- _Direction_
Carry none of the pictures over; set down the material below exactly.

- _Supplied data_
·····

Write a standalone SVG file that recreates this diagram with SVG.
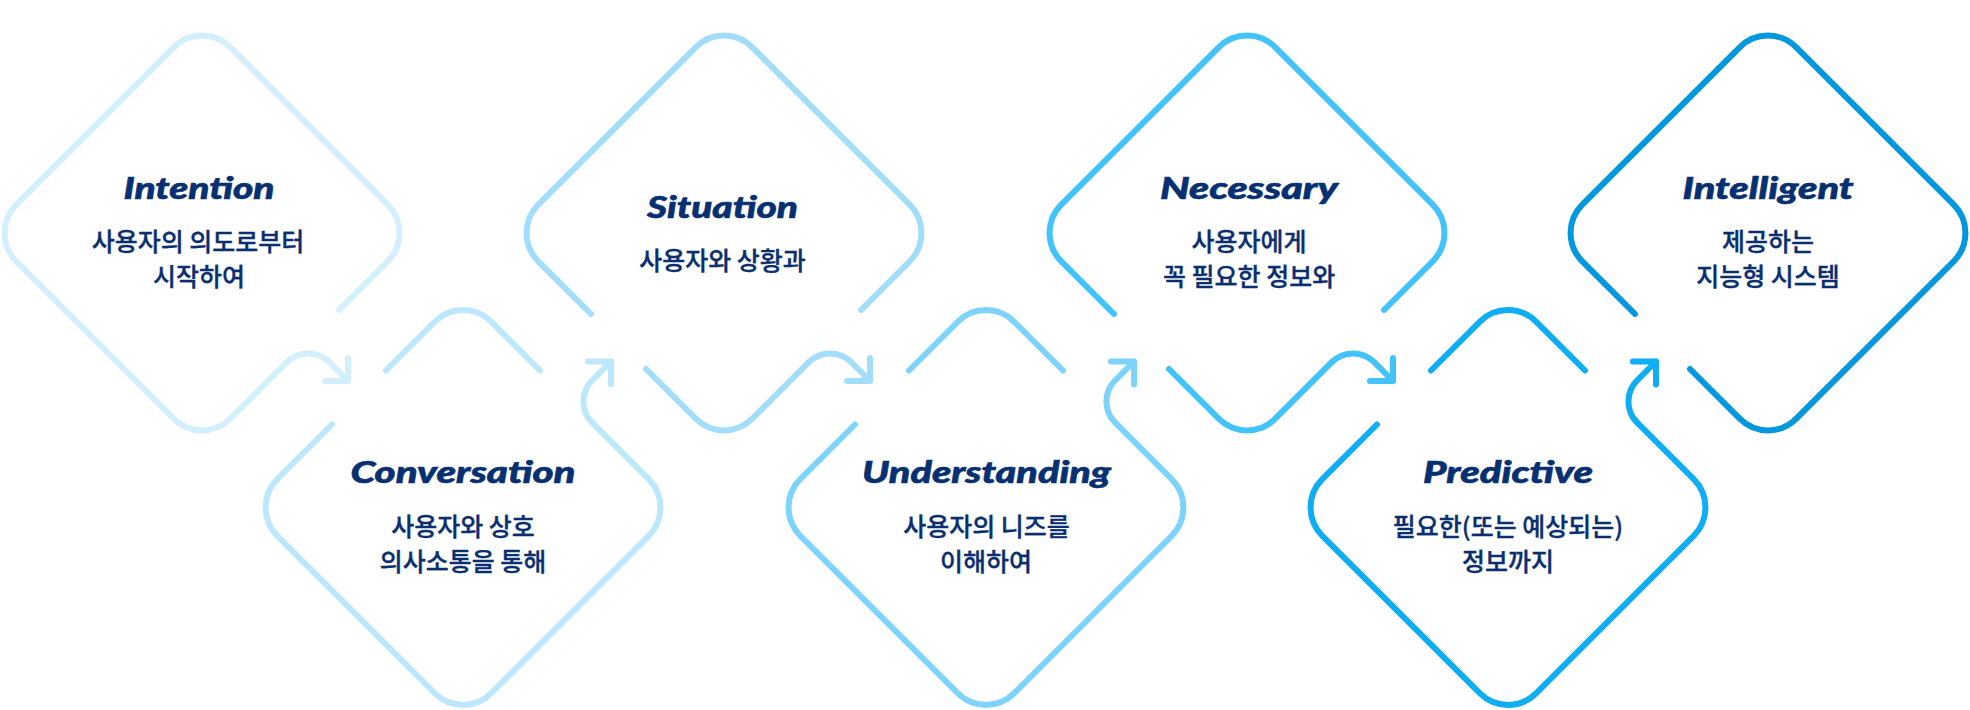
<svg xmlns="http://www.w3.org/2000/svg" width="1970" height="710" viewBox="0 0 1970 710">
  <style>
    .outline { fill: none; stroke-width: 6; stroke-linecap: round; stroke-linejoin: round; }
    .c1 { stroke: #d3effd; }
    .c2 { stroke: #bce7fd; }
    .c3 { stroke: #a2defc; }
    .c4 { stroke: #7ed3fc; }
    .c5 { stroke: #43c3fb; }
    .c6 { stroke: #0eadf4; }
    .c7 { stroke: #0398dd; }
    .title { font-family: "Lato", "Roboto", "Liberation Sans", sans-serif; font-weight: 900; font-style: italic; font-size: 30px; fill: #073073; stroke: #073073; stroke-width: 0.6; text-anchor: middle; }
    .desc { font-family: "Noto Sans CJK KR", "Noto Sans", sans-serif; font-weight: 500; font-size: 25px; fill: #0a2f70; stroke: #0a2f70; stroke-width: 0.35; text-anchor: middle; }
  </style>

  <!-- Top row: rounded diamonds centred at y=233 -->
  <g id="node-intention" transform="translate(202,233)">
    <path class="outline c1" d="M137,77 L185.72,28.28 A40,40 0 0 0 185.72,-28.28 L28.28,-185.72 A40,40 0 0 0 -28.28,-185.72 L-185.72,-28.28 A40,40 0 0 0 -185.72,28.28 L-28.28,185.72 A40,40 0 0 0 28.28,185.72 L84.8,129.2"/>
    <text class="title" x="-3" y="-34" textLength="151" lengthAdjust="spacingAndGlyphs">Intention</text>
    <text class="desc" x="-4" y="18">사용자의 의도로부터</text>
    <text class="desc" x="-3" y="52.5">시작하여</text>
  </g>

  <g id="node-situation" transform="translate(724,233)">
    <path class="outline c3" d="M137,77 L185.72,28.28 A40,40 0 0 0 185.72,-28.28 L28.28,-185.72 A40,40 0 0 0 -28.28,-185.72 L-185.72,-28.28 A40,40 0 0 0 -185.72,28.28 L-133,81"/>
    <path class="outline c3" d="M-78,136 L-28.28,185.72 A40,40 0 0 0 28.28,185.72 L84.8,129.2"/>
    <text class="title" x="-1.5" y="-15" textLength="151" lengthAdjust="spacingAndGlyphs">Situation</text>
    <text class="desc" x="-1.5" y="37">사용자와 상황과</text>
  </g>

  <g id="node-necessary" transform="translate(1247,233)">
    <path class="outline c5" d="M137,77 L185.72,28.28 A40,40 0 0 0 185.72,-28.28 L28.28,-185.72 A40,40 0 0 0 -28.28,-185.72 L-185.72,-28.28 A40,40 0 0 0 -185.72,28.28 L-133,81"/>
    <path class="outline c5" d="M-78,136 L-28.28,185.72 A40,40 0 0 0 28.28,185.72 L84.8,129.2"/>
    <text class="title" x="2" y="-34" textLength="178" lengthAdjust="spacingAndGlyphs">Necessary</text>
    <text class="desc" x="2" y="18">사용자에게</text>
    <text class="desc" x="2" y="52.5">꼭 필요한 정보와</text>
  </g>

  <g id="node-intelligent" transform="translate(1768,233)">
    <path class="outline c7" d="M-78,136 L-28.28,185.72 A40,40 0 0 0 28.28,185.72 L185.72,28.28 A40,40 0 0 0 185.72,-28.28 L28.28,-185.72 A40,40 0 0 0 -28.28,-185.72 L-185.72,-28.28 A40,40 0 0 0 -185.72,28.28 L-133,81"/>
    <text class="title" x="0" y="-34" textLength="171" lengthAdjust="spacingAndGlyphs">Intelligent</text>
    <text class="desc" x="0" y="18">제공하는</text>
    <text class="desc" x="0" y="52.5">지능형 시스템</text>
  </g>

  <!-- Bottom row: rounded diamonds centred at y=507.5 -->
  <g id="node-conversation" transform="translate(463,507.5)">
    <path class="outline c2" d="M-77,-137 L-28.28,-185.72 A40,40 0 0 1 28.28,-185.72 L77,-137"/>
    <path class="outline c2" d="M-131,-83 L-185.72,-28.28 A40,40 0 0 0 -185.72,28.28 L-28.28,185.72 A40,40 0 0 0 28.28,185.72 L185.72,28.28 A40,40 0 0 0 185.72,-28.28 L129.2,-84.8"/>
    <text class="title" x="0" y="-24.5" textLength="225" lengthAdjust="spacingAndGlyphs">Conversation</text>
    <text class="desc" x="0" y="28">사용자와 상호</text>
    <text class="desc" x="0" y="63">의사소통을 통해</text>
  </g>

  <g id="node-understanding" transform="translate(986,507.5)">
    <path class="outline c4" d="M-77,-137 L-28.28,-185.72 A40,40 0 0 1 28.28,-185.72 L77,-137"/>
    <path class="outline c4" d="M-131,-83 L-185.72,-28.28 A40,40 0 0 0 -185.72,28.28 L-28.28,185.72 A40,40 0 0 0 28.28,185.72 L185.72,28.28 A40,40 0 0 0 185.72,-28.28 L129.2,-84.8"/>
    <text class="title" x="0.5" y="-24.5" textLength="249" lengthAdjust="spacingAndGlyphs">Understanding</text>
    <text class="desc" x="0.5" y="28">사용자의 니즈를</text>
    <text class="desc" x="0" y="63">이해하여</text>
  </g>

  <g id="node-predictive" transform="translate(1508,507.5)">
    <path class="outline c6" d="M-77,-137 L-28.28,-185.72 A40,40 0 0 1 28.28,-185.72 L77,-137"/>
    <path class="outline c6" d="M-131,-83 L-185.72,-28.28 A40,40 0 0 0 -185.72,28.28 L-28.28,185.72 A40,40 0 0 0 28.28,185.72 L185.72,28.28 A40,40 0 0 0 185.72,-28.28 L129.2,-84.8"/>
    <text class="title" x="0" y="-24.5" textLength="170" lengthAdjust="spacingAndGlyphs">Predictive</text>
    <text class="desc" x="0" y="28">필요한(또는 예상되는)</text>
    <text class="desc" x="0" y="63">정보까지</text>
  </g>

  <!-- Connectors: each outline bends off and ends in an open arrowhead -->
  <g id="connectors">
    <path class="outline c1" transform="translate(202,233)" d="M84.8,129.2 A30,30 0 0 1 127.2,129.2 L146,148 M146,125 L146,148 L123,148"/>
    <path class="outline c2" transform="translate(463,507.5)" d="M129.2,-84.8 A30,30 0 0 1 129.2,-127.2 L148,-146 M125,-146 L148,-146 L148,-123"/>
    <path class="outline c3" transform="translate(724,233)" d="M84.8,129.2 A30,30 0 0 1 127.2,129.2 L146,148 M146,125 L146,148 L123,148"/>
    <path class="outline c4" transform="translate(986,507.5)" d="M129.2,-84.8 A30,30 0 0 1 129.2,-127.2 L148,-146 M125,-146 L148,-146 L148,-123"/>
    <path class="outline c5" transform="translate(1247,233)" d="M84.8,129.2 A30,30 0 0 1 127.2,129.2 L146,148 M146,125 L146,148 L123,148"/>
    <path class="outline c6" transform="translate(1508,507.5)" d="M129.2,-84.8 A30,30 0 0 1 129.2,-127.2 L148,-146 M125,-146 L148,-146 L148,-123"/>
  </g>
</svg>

·····

- _Solution below_
Write a standalone SVG file that recreates this diagram with SVG.
<svg xmlns="http://www.w3.org/2000/svg" width="1970" height="710" viewBox="0 0 1970 710">
  <style>
    .outline { fill: none; stroke-width: 6; stroke-linecap: round; stroke-linejoin: round; }
    .c1 { stroke: #d3effd; }
    .c2 { stroke: #bce7fd; }
    .c3 { stroke: #a2defc; }
    .c4 { stroke: #7ed3fc; }
    .c5 { stroke: #43c3fb; }
    .c6 { stroke: #0eadf4; }
    .c7 { stroke: #0398dd; }
    .title { font-family: "Lato", "Roboto", "Liberation Sans", sans-serif; font-weight: 900; font-style: italic; font-size: 30px; fill: #073073; stroke: #073073; stroke-width: 0.6; text-anchor: middle; }
    .desc { font-family: "Noto Sans CJK KR", "Noto Sans", sans-serif; font-weight: 500; font-size: 25px; fill: #0a2f70; stroke: #0a2f70; stroke-width: 0.35; text-anchor: middle; }
  </style>

  <!-- Top row: rounded diamonds centred at y=233 -->
  <g id="node-intention" transform="translate(202,233)">
    <path class="outline c1" d="M137,77 L185.72,28.28 A40,40 0 0 0 185.72,-28.28 L28.28,-185.72 A40,40 0 0 0 -28.28,-185.72 L-185.72,-28.28 A40,40 0 0 0 -185.72,28.28 L-28.28,185.72 A40,40 0 0 0 28.28,185.72 L84.8,129.2"/>
    <text class="title" x="-3" y="-34" textLength="151" lengthAdjust="spacingAndGlyphs">Intention</text>
    <text class="desc" x="-4" y="18">사용자의 의도로부터</text>
    <text class="desc" x="-3" y="52.5">시작하여</text>
  </g>

  <g id="node-situation" transform="translate(724,233)">
    <path class="outline c3" d="M137,77 L185.72,28.28 A40,40 0 0 0 185.72,-28.28 L28.28,-185.72 A40,40 0 0 0 -28.28,-185.72 L-185.72,-28.28 A40,40 0 0 0 -185.72,28.28 L-133,81"/>
    <path class="outline c3" d="M-78,136 L-28.28,185.72 A40,40 0 0 0 28.28,185.72 L84.8,129.2"/>
    <text class="title" x="-1.5" y="-15" textLength="151" lengthAdjust="spacingAndGlyphs">Situation</text>
    <text class="desc" x="-1.5" y="37">사용자와 상황과</text>
  </g>

  <g id="node-necessary" transform="translate(1247,233)">
    <path class="outline c5" d="M137,77 L185.72,28.28 A40,40 0 0 0 185.72,-28.28 L28.28,-185.72 A40,40 0 0 0 -28.28,-185.72 L-185.72,-28.28 A40,40 0 0 0 -185.72,28.28 L-133,81"/>
    <path class="outline c5" d="M-78,136 L-28.28,185.72 A40,40 0 0 0 28.28,185.72 L84.8,129.2"/>
    <text class="title" x="2" y="-34" textLength="178" lengthAdjust="spacingAndGlyphs">Necessary</text>
    <text class="desc" x="2" y="18">사용자에게</text>
    <text class="desc" x="2" y="52.5">꼭 필요한 정보와</text>
  </g>

  <g id="node-intelligent" transform="translate(1768,233)">
    <path class="outline c7" d="M-78,136 L-28.28,185.72 A40,40 0 0 0 28.28,185.72 L185.72,28.28 A40,40 0 0 0 185.72,-28.28 L28.28,-185.72 A40,40 0 0 0 -28.28,-185.72 L-185.72,-28.28 A40,40 0 0 0 -185.72,28.28 L-133,81"/>
    <text class="title" x="0" y="-34" textLength="171" lengthAdjust="spacingAndGlyphs">Intelligent</text>
    <text class="desc" x="0" y="18">제공하는</text>
    <text class="desc" x="0" y="52.5">지능형 시스템</text>
  </g>

  <!-- Bottom row: rounded diamonds centred at y=507.5 -->
  <g id="node-conversation" transform="translate(463,507.5)">
    <path class="outline c2" d="M-77,-137 L-28.28,-185.72 A40,40 0 0 1 28.28,-185.72 L77,-137"/>
    <path class="outline c2" d="M-131,-83 L-185.72,-28.28 A40,40 0 0 0 -185.72,28.28 L-28.28,185.72 A40,40 0 0 0 28.28,185.72 L185.72,28.28 A40,40 0 0 0 185.72,-28.28 L129.2,-84.8"/>
    <text class="title" x="0" y="-24.5" textLength="225" lengthAdjust="spacingAndGlyphs">Conversation</text>
    <text class="desc" x="0" y="28">사용자와 상호</text>
    <text class="desc" x="0" y="63">의사소통을 통해</text>
  </g>

  <g id="node-understanding" transform="translate(986,507.5)">
    <path class="outline c4" d="M-77,-137 L-28.28,-185.72 A40,40 0 0 1 28.28,-185.72 L77,-137"/>
    <path class="outline c4" d="M-131,-83 L-185.72,-28.28 A40,40 0 0 0 -185.72,28.28 L-28.28,185.72 A40,40 0 0 0 28.28,185.72 L185.72,28.28 A40,40 0 0 0 185.72,-28.28 L129.2,-84.8"/>
    <text class="title" x="0.5" y="-24.5" textLength="249" lengthAdjust="spacingAndGlyphs">Understanding</text>
    <text class="desc" x="0.5" y="28">사용자의 니즈를</text>
    <text class="desc" x="0" y="63">이해하여</text>
  </g>

  <g id="node-predictive" transform="translate(1508,507.5)">
    <path class="outline c6" d="M-77,-137 L-28.28,-185.72 A40,40 0 0 1 28.28,-185.72 L77,-137"/>
    <path class="outline c6" d="M-131,-83 L-185.72,-28.28 A40,40 0 0 0 -185.72,28.28 L-28.28,185.72 A40,40 0 0 0 28.28,185.72 L185.72,28.28 A40,40 0 0 0 185.72,-28.28 L129.2,-84.8"/>
    <text class="title" x="0" y="-24.5" textLength="170" lengthAdjust="spacingAndGlyphs">Predictive</text>
    <text class="desc" x="0" y="28">필요한(또는 예상되는)</text>
    <text class="desc" x="0" y="63">정보까지</text>
  </g>

  <!-- Connectors: each outline bends off and ends in an open arrowhead -->
  <g id="connectors">
    <path class="outline c1" transform="translate(202,233)" d="M84.8,129.2 A30,30 0 0 1 127.2,129.2 L146,148 M146,125 L146,148 L123,148"/>
    <path class="outline c2" transform="translate(463,507.5)" d="M129.2,-84.8 A30,30 0 0 1 129.2,-127.2 L148,-146 M125,-146 L148,-146 L148,-123"/>
    <path class="outline c3" transform="translate(724,233)" d="M84.8,129.2 A30,30 0 0 1 127.2,129.2 L146,148 M146,125 L146,148 L123,148"/>
    <path class="outline c4" transform="translate(986,507.5)" d="M129.2,-84.8 A30,30 0 0 1 129.2,-127.2 L148,-146 M125,-146 L148,-146 L148,-123"/>
    <path class="outline c5" transform="translate(1247,233)" d="M84.8,129.2 A30,30 0 0 1 127.2,129.2 L146,148 M146,125 L146,148 L123,148"/>
    <path class="outline c6" transform="translate(1508,507.5)" d="M129.2,-84.8 A30,30 0 0 1 129.2,-127.2 L148,-146 M125,-146 L148,-146 L148,-123"/>
  </g>
</svg>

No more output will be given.